Because the funds come out of your bank account, using a debit card is similar to paying in cash, just more convenient. As long as you keep tabs on how much money you have in your account, you’ll avoid costly overdraft fees and won’t be accumulating debt. With credit cards on the other hand, it can be very easy to spend beyond your means. Since the money doesn’t immediately come out of your bank account, it can almost feel like “play money”. And, if you only pay the minimum amount due on your credit card bill every month, you could quickly find yourself swimming in expensive interest fees – and those fees could take months, or even years, to pay off. There are also other credit card fees that could potentially add up, such as annual fees and late payment fees.
• They can be easier to get.
If you haven’t established a credit history yet, or if you have a low credit score, a debit card can be easier to obtain than a credit card. Typically, anyone who has a checking account can get a debit card, and a poor credit history won’t necessarily prevent you from opening a checking account. While most banks do vet customers prior to allowing them to open an account, they typically use systems like ChexSystems, Telecheck, and EWS, rather than a credit report, to check for specific things like prior bank fraud or bank account abuse.

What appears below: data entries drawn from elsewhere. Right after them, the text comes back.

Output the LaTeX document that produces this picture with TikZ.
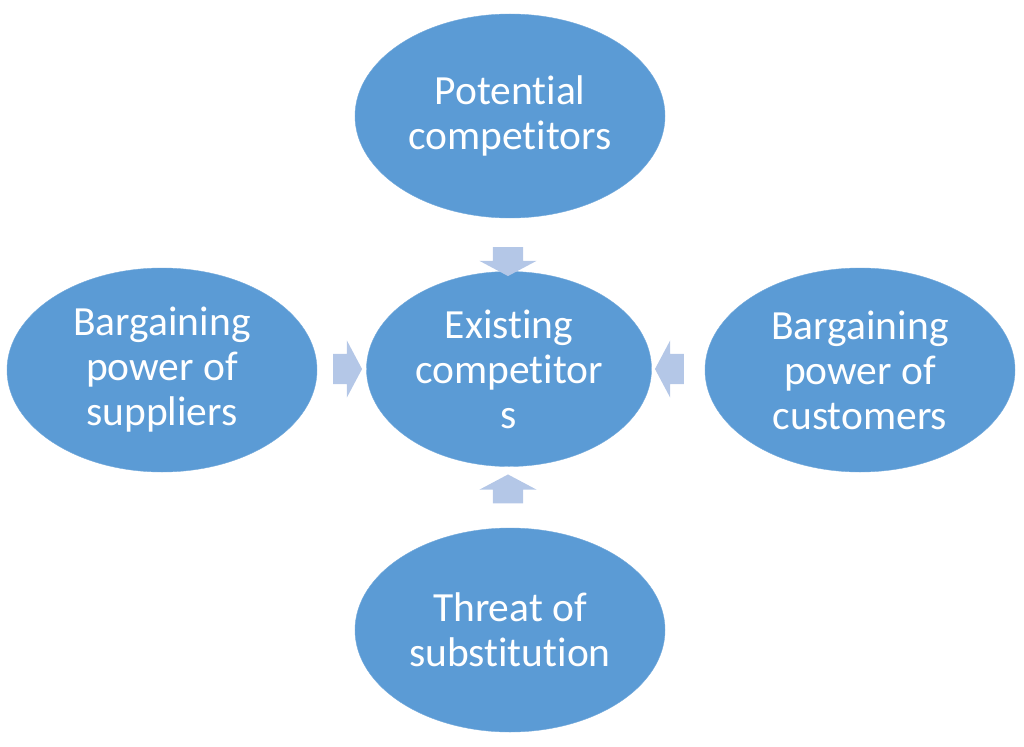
\documentclass[tikz,border=0pt]{standalone}
\usepackage{fontspec}
\setmainfont{Carlito}[Ligatures=NoCommon]
\usetikzlibrary{shapes.geometric,shapes.arrows}
\definecolor{forceblue}{RGB}{91,155,213}
\definecolor{pushblue}{RGB}{180,199,231}
\begin{document}
\begin{tikzpicture}[
    x=1pt, y=-1pt,
    force/.style={ellipse, fill=forceblue, draw=forceblue!85!white, thin, inner sep=0pt,
      minimum width=310pt, minimum height=204pt, align=center, text=white,
      font=\fontsize{41.5}{45}\selectfont},
    rival/.style={force, minimum width=285pt, minimum height=195pt},
    push/.style={single arrow, fill=pushblue, draw=none, inner xsep=0pt, inner ysep=15pt,
      minimum height=29pt, minimum width=0pt, single arrow head extend=13.5pt,
      single arrow tip angle=124}
  ]
  \useasboundingbox (0,0) rectangle (1024,746);

  % The five forces
  \node[force] (potential) at (510,116) {Potential\\competitors};
  \node[rival] (existing) at (509,369) {Existing\\competitor\\s};
  \node[force] (suppliers) at (162,370) {Bargaining\\power of\\suppliers};
  \node[force] (customers) at (860,370) {Bargaining\\power of\\customers};
  \node[force] (substitution) at (510,630) {Threat of\\substitution};

  % Block arrows pointing at the existing competitors
  \node[push, rotate=-90] (fromPotential) at (508,257.5) {};
  \node[push] (fromSuppliers) at (343.5,369) {};
  \node[push, rotate=180] (fromCustomers) at (673.5,369) {};
  \node[push, rotate=90] (fromSubstitution) at (508,493) {};

\end{tikzpicture}
\end{document}
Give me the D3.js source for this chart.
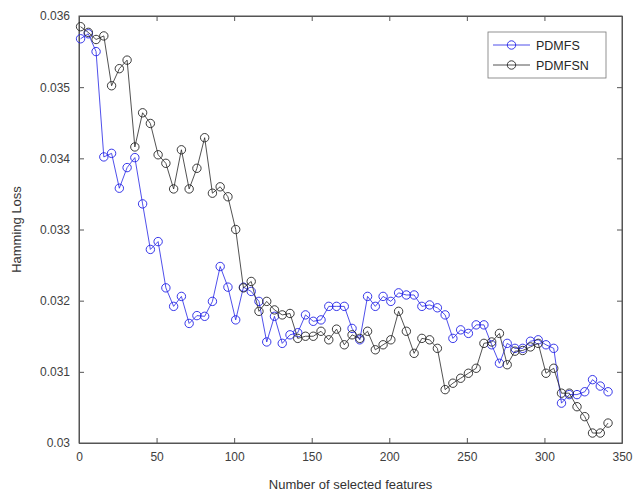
<!DOCTYPE html>
<html><head><meta charset="utf-8">
<script src="https://cdn.jsdelivr.net/npm/d3@7"></script>
<style>body{margin:0;background:#fff}svg{display:block}text{font-family:"Liberation Sans",Arial,sans-serif}</style>
</head><body><svg id="c" width="635" height="497"></svg>
<script>
const xStart = 1, xStep = 5;
const pdmfs = [0.03568,0.03575,0.03550,0.03402,0.03407,0.03358,0.03387,0.03401,0.03336,0.03272,
0.03283,0.03218,0.03192,0.03206,0.03168,0.03179,0.03178,0.03199,0.03248,0.03219,
0.03173,0.03219,0.03213,0.03199,0.03142,0.03178,0.03140,0.03152,0.03155,0.03180,
0.03171,0.03173,0.03192,0.03192,0.03192,0.03161,0.03145,0.03206,0.03192,0.03206,
0.03199,0.03211,0.03208,0.03208,0.03192,0.03194,0.03190,0.03180,0.03147,0.03159,
0.03154,0.03166,0.03166,0.03138,0.03112,0.03140,0.03133,0.03133,0.03143,0.03145,
0.03138,0.03133,0.03056,0.03068,0.03068,0.03072,0.03089,0.03080,0.03072];
const pdmfsn = [0.03585,0.03577,0.03567,0.03572,0.03502,0.03526,0.03538,0.03416,0.03464,0.03449,
0.03405,0.03393,0.03357,0.03412,0.03357,0.03386,0.03429,0.03351,0.03360,0.03346,
0.03300,0.03218,0.03227,0.03185,0.03199,0.03187,0.03180,0.03182,0.03147,0.03150,
0.03150,0.03157,0.03145,0.03160,0.03138,0.03152,0.03147,0.03157,0.03131,0.03138,
0.03145,0.03185,0.03157,0.03126,0.03147,0.03145,0.03133,0.03075,0.03084,0.03091,
0.03098,0.03105,0.03140,0.03142,0.03154,0.03110,0.03129,0.03130,0.03135,0.03140,
0.03098,0.03105,0.03070,0.03070,0.03051,0.03037,0.03014,0.03014,0.03028];
const xTicks = [0,50,100,150,200,250,300,350];
const yTicks = [0.03,0.031,0.032,0.033,0.034,0.035,0.036];
const yTickLabels = ["0.03","0.031","0.032","0.033","0.034","0.035","0.036"];
const seriesNames = ["PDMFS","PDMFSN"];
const seriesColors = ["#2323e6","#262626"];

const svg = d3.select("#c");
const L=79, R=622, T=16, B=443;
const x = d3.scaleLinear().domain([0,350]).range([L,R]);
const y = d3.scaleLinear().domain([0.030,0.036]).range([B,T]);
const axisCol = "#555";

// box
svg.append("rect").attr("x",L).attr("y",T).attr("width",R-L).attr("height",B-T)
  .attr("fill","#fff").attr("stroke",axisCol).attr("stroke-width",1);

const fmtY = d => yTickLabels[yTicks.indexOf(d)];
const gx = svg.append("g").attr("transform",`translate(0,${B})`)
  .call(d3.axisBottom(x).tickValues(xTicks).tickSizeInner(-5).tickSizeOuter(0).tickPadding(9));
const gxt = svg.append("g").attr("transform",`translate(0,${T})`)
  .call(d3.axisTop(x).tickValues(xTicks).tickSizeInner(-5).tickSizeOuter(0).tickFormat(""));
const gy = svg.append("g").attr("transform",`translate(${L},0)`)
  .call(d3.axisLeft(y).tickValues(yTicks).tickSizeInner(-5).tickSizeOuter(0).tickPadding(9).tickFormat(fmtY));
const gyr = svg.append("g").attr("transform",`translate(${R},0)`)
  .call(d3.axisRight(y).tickValues(yTicks).tickSizeInner(-5).tickSizeOuter(0).tickFormat(""));
[gx,gxt,gy,gyr].forEach(g=>{
  g.select(".domain").attr("stroke",axisCol);
  g.selectAll(".tick line").attr("stroke",axisCol);
  g.selectAll("text").attr("fill","#404040").style("font-size","12px").style("font-family",'"Liberation Sans",Arial,sans-serif');
});

// axis labels
svg.append("text").attr("x",(L+R)/2).attr("y",489).attr("text-anchor","middle")
  .attr("fill","#333").style("font-size","13px").text("Number of selected features");
svg.append("text").attr("transform",`translate(21,${(T+B)/2}) rotate(-90)`).attr("text-anchor","middle")
  .attr("fill","#333").style("font-size","13px").text("Hamming Loss");

const allSeries = [pdmfs, pdmfsn];
const line = d3.line().x((d,i)=>x(xStart+i*xStep)).y(d=>y(d));
// draw black first then blue? draw in order: blue then black
allSeries.forEach((s,si)=>{
  const g = svg.append("g");
  g.append("path").datum(s).attr("d",line).attr("fill","none").attr("stroke",seriesColors[si]).attr("stroke-width",0.8);
  g.selectAll("circle").data(s).join("circle")
    .attr("cx",(d,i)=>x(xStart+i*xStep)).attr("cy",d=>y(d)).attr("r",4.2)
    .attr("fill","none").attr("stroke",seriesColors[si]).attr("stroke-width",0.9);
});

// legend
const lg = svg.append("g");
lg.append("rect").attr("x",488).attr("y",32).attr("width",118).attr("height",46)
  .attr("fill","#fff").attr("stroke","#777").attr("stroke-width",0.8);
seriesNames.forEach((n,i)=>{
  const yy = 45 + i*20;
  lg.append("line").attr("x1",493).attr("x2",530).attr("y1",yy).attr("y2",yy).attr("stroke",seriesColors[i]).attr("stroke-width",0.8);
  lg.append("circle").attr("cx",511.5).attr("cy",yy).attr("r",4.2).attr("fill","none").attr("stroke",seriesColors[i]).attr("stroke-width",0.9);
  lg.append("text").attr("x",536).attr("y",yy+4.5).attr("fill","#262626").style("font-size","12.5px").text(n);
});
</script></body></html>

However, credit cards have some distinct advantages as well:
• They can offer more protection from a liability perspective.

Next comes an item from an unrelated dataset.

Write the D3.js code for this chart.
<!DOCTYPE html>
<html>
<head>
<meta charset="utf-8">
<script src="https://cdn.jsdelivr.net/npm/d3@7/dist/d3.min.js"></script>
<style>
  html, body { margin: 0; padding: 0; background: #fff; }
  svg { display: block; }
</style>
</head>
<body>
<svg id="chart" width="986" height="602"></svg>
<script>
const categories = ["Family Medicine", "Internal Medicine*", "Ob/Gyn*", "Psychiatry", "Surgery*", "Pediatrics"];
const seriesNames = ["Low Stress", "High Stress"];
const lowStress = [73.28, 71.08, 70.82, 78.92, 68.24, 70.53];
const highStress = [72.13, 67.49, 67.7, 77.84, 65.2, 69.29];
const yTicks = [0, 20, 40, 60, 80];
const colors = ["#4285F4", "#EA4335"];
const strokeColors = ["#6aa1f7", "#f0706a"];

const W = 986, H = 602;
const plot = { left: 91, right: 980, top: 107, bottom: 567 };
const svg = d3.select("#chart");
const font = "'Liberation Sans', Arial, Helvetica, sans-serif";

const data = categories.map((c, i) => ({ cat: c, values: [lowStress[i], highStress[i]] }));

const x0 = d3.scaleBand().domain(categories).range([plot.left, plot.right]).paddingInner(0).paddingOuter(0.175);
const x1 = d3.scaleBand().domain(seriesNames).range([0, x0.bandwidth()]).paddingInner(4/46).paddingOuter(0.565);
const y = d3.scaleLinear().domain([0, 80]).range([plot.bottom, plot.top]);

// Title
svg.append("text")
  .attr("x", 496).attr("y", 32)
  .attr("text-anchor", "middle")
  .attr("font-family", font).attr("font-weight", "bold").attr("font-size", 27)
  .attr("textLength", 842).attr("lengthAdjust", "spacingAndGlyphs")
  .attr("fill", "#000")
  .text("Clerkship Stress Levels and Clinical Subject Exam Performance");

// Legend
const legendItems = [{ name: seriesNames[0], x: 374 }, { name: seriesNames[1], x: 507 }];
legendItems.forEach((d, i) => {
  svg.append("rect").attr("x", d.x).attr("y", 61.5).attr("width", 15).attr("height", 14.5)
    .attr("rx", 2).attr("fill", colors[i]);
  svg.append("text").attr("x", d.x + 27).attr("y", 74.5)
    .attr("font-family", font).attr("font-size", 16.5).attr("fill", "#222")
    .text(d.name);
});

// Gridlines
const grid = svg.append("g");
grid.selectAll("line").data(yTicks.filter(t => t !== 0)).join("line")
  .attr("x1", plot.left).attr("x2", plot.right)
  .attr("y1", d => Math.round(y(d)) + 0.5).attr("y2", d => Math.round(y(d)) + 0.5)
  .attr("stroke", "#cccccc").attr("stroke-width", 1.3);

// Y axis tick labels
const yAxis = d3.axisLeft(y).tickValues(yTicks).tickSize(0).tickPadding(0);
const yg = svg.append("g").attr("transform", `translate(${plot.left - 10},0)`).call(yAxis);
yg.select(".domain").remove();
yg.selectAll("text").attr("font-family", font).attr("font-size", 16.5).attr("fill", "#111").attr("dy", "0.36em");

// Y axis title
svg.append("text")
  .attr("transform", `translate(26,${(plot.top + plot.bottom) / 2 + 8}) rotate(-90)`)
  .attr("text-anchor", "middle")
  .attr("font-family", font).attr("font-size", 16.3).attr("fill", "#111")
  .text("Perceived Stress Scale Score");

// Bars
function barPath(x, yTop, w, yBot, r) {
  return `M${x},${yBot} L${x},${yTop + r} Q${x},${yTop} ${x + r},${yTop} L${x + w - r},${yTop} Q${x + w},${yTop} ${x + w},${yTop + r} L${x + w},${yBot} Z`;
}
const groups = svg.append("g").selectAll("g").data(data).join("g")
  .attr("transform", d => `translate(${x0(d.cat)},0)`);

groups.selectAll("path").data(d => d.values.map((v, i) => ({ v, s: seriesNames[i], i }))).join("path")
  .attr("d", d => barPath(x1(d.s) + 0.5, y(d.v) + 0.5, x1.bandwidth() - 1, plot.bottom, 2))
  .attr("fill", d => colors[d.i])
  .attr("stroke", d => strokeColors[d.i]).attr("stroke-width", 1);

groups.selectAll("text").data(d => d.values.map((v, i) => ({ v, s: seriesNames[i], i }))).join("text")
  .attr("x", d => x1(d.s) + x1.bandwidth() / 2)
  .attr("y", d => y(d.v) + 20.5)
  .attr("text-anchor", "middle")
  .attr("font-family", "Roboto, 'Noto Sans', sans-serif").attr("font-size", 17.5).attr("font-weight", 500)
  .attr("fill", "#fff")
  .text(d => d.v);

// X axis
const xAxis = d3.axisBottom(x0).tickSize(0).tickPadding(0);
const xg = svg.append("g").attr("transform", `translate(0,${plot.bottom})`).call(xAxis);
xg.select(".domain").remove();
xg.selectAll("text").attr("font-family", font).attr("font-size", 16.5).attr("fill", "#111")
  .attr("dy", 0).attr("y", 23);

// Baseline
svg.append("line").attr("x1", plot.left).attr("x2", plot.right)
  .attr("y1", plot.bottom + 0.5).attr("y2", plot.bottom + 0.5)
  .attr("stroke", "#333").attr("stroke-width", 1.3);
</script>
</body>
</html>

As long as you report the loss or theft of a credit card in a timely manner, the most you will be on the hook for in terms of fraudulent purchases is $50. The Electronic Funds Transfer Act provides debit card holders this same protection from loss or theft, but with a catch – you must report a missing debit card within two business days. If you report the lost card between 3 and 59 business days, your liability can rise to $500. After 60 business days, there is no limit to how much of the fraudulent spend you’ll be responsible for. It’s worth noting that some debit card issuers do offer more extensive liability protection, but they’re not required to by law.

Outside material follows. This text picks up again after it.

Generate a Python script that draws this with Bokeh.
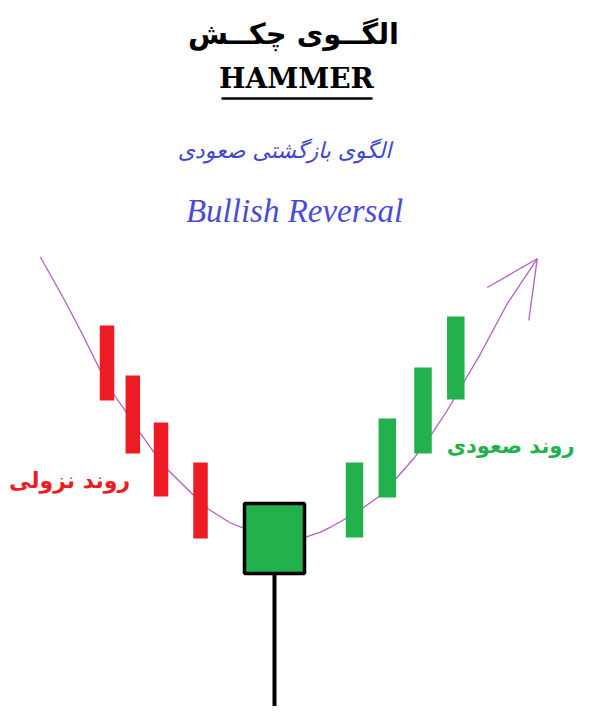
from bokeh.plotting import figure
from bokeh.models import Range1d
from bokeh.core.properties import value
from bokeh.embed import file_html
from bokeh.resources import INLINE

# ---- data (schematic price units; x = time position) ----
red_x = [106.5, 132.3, 160.5, 200.0]
red_open = [397, 347, 300, 260]
red_close = [322, 269, 226, 184]

green_x = [354.0, 386.8, 422.5, 455.3]
green_open = [185, 225, 269, 323]
green_close = [260, 304, 355, 406]

hammer_x = [274.0]
hammer_open = [149]
hammer_close = [219]
hammer_high = [219]
hammer_low = [0]

curve_x = [40, 63.3, 80, 99, 114, 125.7, 139, 153.3, 168, 193.3, 207.3, 230, 245, 270, 300,
           320, 330, 345, 363.3, 380, 396.7, 414.3, 431.3, 446.7, 464.3, 480, 506.7, 536.7]
curve_y = [465.3, 423.7, 392, 353.7, 327, 310.3, 290.3, 270.3, 252, 227, 213.7, 199.5, 193.7,
           183.7, 183.7, 190.3, 195.3, 203.7, 215.3, 227, 245.3, 265.3, 288.7, 312, 342, 368.7,
           418.7, 463.7]
arrow_tip = (536.7, 463.7)
arrow_barb_x = [486.7, 528.3]
arrow_barb_y = [435.0, 402.0]

title_fa = "الگــوی چکــش"
title_en = "HAMMER"
subtitle_fa = "الگوی بازگشتی صعودی"
subtitle_en = "Bullish Reversal"
down_label = "روند نزولی"
up_label = "روند صعودی"

RED = "#ed1c24"
GREEN = "#22b14c"
PURPLE = "#b060c0"
BLUE = "#3f48cc"

p = figure(width=577, height=706, output_backend="svg", toolbar_location=None,
           x_range=Range1d(0, 577), y_range=Range1d(16, 722), min_border=0)
p.axis.visible = False
p.grid.visible = False
p.outline_line_color = None
p.background_fill_color = "white"

# trend curve
p.line(curve_x, curve_y, line_color=PURPLE, line_width=1.3)
p.segment(x0=[arrow_tip[0]] * 2, y0=[arrow_tip[1]] * 2, x1=arrow_barb_x, y1=arrow_barb_y,
          line_color=PURPLE, line_width=1.3)

# red candles
p.vbar(x=red_x, width=14.5, top=red_open, bottom=red_close, fill_color=RED, line_color=None)
# green candles
p.vbar(x=green_x, width=17.5, top=green_close, bottom=green_open, fill_color=GREEN, line_color=None)
# hammer
p.segment(x0=hammer_x, y0=hammer_low, x1=hammer_x, y1=hammer_open, line_color="black", line_width=4)
p.vbar(x=hammer_x, width=60, top=hammer_close, bottom=hammer_open, fill_color=GREEN,
       line_color="black", line_width=3.5)

# titles
p.text(x=[293], y=[689], text=[title_fa], text_align="center", text_baseline="middle",
       text_font=value("DejaVu Sans"), text_font_style="bold", text_font_size="29px",
       text_color="black")
p.text(x=[296], y=[644], text=[title_en], text_align="center", text_baseline="middle",
       text_font=value("DejaVu Serif"), text_font_style="bold", text_font_size="28px",
       text_color="black")
p.segment(x0=[221], y0=[624], x1=[372], y1=[624], line_color="black", line_width=2.5)
p.text(x=[284], y=[572], text=[subtitle_fa], text_align="center", text_baseline="middle",
       text_font=value("DejaVu Sans"), text_font_style="italic", text_font_size="22px",
       text_color=BLUE)
p.text(x=[294], y=[512], text=[subtitle_en], text_align="center", text_baseline="middle",
       text_font=value("Liberation Serif"), text_font_style="italic", text_font_size="33px",
       text_color="#4b4bd8")

# trend labels
p.text(x=[69], y=[242], text=[down_label], text_align="center", text_baseline="middle",
       text_font=value("DejaVu Sans"), text_font_style="bold", text_font_size="22px",
       text_color=RED)
p.text(x=[574], y=[277], text=[up_label], text_align="right", text_baseline="middle",
       text_font=value("DejaVu Sans"), text_font_style="bold", text_font_size="21px",
       text_color=GREEN)

open("out.html", "w").write(file_html(p, INLINE))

• They can provide extended warranties.
Depending on which credit card you have, eligible purchases that you make with your card could be covered under extended warranty coverage
, at no extra cost. This could save you from having to purchase extended warranties offered by the retailer.
• They can help with merchant disputes.
Let’s say you booked a hotel room online, and already paid for a one-night stay. You go to check into your room and find that it looks nothing like the photo you were shown on the hotel’s website. There’s two twin beds instead of the king you were promised, and the place is filthy. You demand a refund, but management won’t budge. Luckily, if you booked with your credit card, you can file a dispute with the card provider and potentially get your money back.
• They can offer rewards.
Many credit cards offer incentives in the form of rewards. There are different types of credit card rewards programs out there, but the concept is the same – you earn a certain number of reward points for every dollar you spend using your credit card. Once you rack up a certain number of points, you can redeem them for cash, gift cards, frequent flyer miles, and more, depending on the card. It’s worth noting that there are banks that offer debit card reward programs. These types of programs aren’t as easy to find as credit card reward programs, but they’re out there.
Deciding which card to use will depend on your unique circumstances. Your current financial situation, what you’re purchasing, and where you’re purchasing, will all play a role in your decision to use one type of card over the other. Just be sure you know which card you’re grabbing before making a purchase!